— TO BE DONE —
Quote only the lines from the one containing "Emit a LaTeX" through the final line, both included, and omit the pictures.

— GIVEN RECORDS —

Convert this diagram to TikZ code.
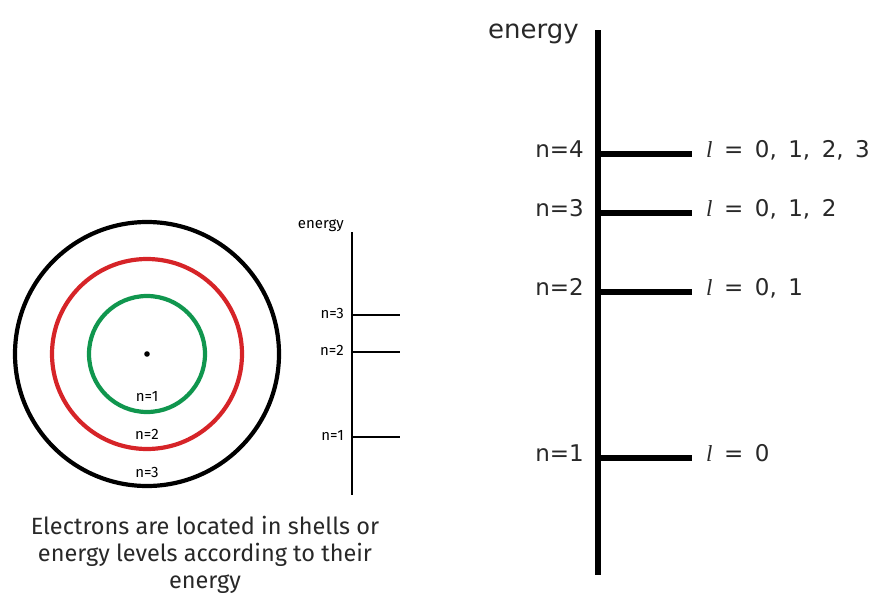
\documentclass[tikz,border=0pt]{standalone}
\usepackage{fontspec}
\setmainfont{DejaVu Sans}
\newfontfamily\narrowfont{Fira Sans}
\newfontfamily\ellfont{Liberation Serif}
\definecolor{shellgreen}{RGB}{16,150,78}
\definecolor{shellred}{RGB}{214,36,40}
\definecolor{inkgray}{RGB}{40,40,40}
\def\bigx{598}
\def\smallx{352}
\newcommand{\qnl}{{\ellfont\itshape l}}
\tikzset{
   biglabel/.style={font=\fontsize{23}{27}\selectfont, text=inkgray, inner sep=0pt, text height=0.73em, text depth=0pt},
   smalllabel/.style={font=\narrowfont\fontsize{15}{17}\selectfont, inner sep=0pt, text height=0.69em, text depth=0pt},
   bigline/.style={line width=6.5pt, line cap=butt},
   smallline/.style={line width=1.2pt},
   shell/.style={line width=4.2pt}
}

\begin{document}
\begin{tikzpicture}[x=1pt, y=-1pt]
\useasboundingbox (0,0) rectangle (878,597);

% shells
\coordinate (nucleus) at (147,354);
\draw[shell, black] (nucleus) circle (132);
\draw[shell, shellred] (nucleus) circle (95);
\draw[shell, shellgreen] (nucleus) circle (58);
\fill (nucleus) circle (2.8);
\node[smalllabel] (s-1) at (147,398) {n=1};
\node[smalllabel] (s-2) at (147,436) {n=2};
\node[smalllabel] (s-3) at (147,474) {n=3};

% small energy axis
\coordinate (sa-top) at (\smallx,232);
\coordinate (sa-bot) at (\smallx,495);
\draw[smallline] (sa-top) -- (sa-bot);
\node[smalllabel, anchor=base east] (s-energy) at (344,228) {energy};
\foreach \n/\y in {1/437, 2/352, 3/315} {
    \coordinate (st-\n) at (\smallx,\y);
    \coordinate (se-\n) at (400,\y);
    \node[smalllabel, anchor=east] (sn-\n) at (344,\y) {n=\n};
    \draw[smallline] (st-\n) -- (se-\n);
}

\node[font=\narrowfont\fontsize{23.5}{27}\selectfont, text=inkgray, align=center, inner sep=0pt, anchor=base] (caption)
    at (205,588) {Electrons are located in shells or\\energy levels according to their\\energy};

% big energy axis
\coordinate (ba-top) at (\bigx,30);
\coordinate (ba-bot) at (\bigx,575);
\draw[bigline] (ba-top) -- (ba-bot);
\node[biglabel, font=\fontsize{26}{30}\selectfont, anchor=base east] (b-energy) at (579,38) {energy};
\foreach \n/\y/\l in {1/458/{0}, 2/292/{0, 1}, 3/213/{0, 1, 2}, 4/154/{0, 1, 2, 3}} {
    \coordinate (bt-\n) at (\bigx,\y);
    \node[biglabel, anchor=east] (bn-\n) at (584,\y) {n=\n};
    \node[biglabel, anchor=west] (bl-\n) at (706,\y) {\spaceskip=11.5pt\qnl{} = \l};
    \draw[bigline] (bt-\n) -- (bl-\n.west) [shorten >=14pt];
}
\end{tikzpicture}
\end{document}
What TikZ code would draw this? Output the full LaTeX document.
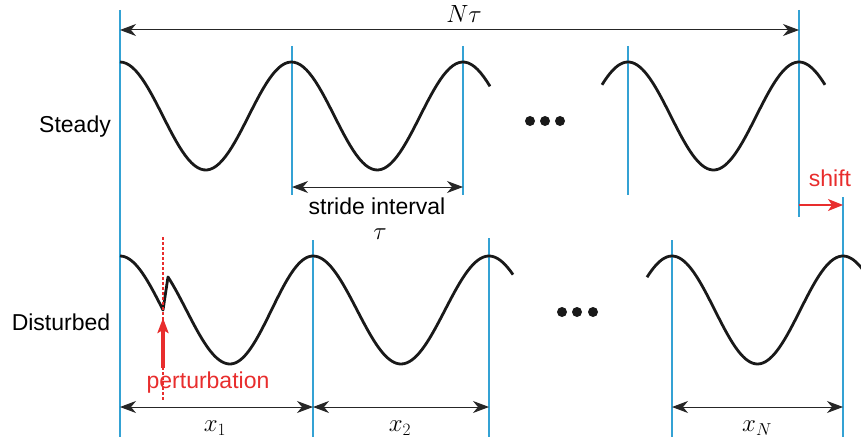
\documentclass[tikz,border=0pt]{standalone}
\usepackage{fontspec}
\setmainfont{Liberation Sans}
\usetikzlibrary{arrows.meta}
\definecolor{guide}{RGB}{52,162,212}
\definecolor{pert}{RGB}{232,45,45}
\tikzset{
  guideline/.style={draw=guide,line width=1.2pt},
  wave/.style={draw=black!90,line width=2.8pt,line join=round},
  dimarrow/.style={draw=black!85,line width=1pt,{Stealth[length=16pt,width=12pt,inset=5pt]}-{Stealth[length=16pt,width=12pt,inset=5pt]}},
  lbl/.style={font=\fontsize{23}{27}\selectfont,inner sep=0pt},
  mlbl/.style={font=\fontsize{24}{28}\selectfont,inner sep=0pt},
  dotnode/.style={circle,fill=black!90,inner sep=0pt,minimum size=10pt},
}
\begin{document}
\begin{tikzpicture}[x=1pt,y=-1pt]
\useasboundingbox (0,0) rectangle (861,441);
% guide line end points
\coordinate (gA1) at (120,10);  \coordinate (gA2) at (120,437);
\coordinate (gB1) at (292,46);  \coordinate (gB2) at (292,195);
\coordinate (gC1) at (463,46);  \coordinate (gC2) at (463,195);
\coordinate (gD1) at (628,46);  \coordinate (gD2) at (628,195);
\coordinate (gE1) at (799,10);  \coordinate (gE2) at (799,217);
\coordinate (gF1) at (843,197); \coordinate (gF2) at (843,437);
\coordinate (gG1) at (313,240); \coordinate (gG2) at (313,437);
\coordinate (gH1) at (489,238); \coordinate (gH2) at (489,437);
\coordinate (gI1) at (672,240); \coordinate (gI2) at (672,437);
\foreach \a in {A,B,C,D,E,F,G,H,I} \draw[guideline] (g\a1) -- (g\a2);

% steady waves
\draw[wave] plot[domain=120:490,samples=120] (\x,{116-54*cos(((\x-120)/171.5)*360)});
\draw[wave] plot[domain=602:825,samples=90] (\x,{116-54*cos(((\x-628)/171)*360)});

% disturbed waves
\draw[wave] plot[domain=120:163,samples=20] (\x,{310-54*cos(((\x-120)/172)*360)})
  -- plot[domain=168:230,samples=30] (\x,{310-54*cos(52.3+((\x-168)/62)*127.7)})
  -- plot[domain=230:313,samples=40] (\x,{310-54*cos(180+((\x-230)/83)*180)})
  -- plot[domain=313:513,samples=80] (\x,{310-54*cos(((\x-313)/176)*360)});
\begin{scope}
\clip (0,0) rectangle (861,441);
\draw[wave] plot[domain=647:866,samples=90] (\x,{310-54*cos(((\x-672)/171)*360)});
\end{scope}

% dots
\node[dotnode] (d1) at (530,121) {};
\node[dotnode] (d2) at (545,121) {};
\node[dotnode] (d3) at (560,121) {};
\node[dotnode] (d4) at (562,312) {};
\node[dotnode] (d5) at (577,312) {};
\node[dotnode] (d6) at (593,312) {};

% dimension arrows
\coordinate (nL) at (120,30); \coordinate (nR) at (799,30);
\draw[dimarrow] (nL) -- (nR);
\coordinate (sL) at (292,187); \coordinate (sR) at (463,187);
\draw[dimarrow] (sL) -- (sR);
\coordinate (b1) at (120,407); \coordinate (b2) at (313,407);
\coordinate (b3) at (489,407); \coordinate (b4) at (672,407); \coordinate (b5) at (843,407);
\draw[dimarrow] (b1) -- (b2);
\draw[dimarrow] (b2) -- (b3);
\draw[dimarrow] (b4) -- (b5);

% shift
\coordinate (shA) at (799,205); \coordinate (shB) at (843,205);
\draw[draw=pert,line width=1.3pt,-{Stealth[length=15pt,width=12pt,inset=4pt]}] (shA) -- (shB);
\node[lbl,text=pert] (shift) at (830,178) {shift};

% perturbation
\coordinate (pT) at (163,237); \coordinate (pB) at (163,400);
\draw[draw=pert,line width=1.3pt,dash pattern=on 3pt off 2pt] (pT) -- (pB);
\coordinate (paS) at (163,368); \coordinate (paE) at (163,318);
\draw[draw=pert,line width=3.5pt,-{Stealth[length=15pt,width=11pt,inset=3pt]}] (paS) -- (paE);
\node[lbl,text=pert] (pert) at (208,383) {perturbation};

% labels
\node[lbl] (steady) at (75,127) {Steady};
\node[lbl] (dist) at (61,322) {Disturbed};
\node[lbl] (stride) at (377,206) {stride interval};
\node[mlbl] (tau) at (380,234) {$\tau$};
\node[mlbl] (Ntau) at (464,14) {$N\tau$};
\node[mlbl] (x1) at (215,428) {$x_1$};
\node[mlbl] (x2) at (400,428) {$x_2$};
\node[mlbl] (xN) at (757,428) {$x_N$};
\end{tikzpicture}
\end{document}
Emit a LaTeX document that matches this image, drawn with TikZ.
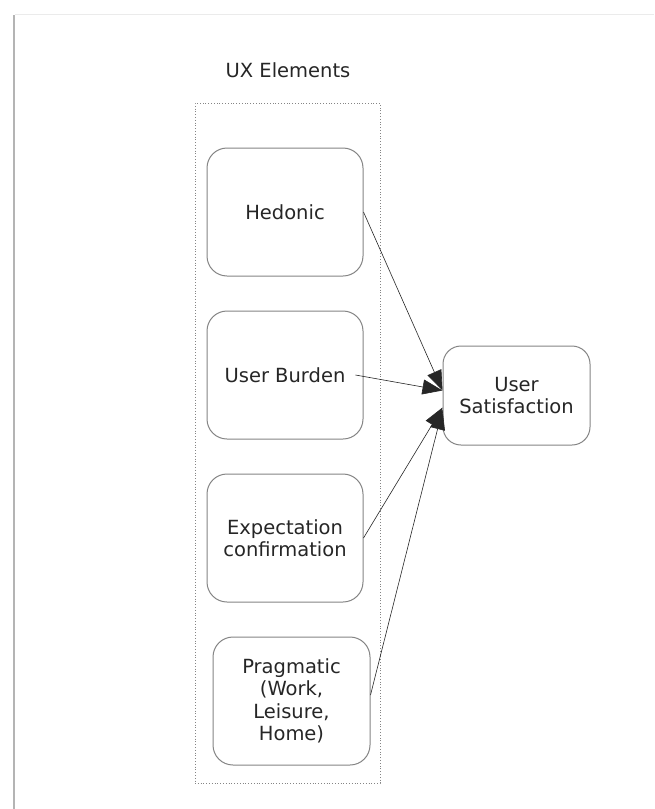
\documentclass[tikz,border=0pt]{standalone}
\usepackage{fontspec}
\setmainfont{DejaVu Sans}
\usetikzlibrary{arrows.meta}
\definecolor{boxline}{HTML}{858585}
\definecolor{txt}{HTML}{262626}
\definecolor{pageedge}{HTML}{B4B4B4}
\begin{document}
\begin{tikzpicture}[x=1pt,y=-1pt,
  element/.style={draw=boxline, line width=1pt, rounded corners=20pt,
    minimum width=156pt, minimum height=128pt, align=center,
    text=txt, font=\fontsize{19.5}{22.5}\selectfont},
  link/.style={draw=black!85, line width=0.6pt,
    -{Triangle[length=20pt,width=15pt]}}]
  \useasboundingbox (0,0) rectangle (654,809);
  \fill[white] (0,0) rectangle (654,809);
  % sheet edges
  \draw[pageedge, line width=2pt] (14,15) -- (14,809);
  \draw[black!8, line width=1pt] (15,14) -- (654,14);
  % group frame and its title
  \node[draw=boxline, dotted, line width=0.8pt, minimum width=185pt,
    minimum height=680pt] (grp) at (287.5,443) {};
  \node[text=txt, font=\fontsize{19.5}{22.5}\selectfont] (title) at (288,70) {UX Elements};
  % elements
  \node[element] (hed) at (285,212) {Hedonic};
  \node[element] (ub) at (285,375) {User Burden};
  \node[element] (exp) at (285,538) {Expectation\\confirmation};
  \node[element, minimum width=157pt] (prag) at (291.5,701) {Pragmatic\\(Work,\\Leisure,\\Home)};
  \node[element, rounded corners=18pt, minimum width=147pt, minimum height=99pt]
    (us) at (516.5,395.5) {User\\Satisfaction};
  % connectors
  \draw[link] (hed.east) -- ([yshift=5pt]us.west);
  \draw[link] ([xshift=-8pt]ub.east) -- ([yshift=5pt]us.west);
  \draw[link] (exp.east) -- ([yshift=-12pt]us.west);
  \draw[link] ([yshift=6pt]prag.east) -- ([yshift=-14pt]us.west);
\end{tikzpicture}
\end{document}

— THE OUTPUT —
Emit a LaTeX document that matches this image, drawn with TikZ.
\documentclass[tikz,border=0pt]{standalone}
\usepackage{fontspec}
\setmainfont{DejaVu Sans}
\usetikzlibrary{arrows.meta}
\definecolor{boxline}{HTML}{858585}
\definecolor{txt}{HTML}{262626}
\definecolor{pageedge}{HTML}{B4B4B4}
\begin{document}
\begin{tikzpicture}[x=1pt,y=-1pt,
  element/.style={draw=boxline, line width=1pt, rounded corners=20pt,
    minimum width=156pt, minimum height=128pt, align=center,
    text=txt, font=\fontsize{19.5}{22.5}\selectfont},
  link/.style={draw=black!85, line width=0.6pt,
    -{Triangle[length=20pt,width=15pt]}}]
  \useasboundingbox (0,0) rectangle (654,809);
  \fill[white] (0,0) rectangle (654,809);
  % sheet edges
  \draw[pageedge, line width=2pt] (14,15) -- (14,809);
  \draw[black!8, line width=1pt] (15,14) -- (654,14);
  % group frame and its title
  \node[draw=boxline, dotted, line width=0.8pt, minimum width=185pt,
    minimum height=680pt] (grp) at (287.5,443) {};
  \node[text=txt, font=\fontsize{19.5}{22.5}\selectfont] (title) at (288,70) {UX Elements};
  % elements
  \node[element] (hed) at (285,212) {Hedonic};
  \node[element] (ub) at (285,375) {User Burden};
  \node[element] (exp) at (285,538) {Expectation\\confirmation};
  \node[element, minimum width=157pt] (prag) at (291.5,701) {Pragmatic\\(Work,\\Leisure,\\Home)};
  \node[element, rounded corners=18pt, minimum width=147pt, minimum height=99pt]
    (us) at (516.5,395.5) {User\\Satisfaction};
  % connectors
  \draw[link] (hed.east) -- ([yshift=5pt]us.west);
  \draw[link] ([xshift=-8pt]ub.east) -- ([yshift=5pt]us.west);
  \draw[link] (exp.east) -- ([yshift=-12pt]us.west);
  \draw[link] ([yshift=6pt]prag.east) -- ([yshift=-14pt]us.west);
\end{tikzpicture}
\end{document}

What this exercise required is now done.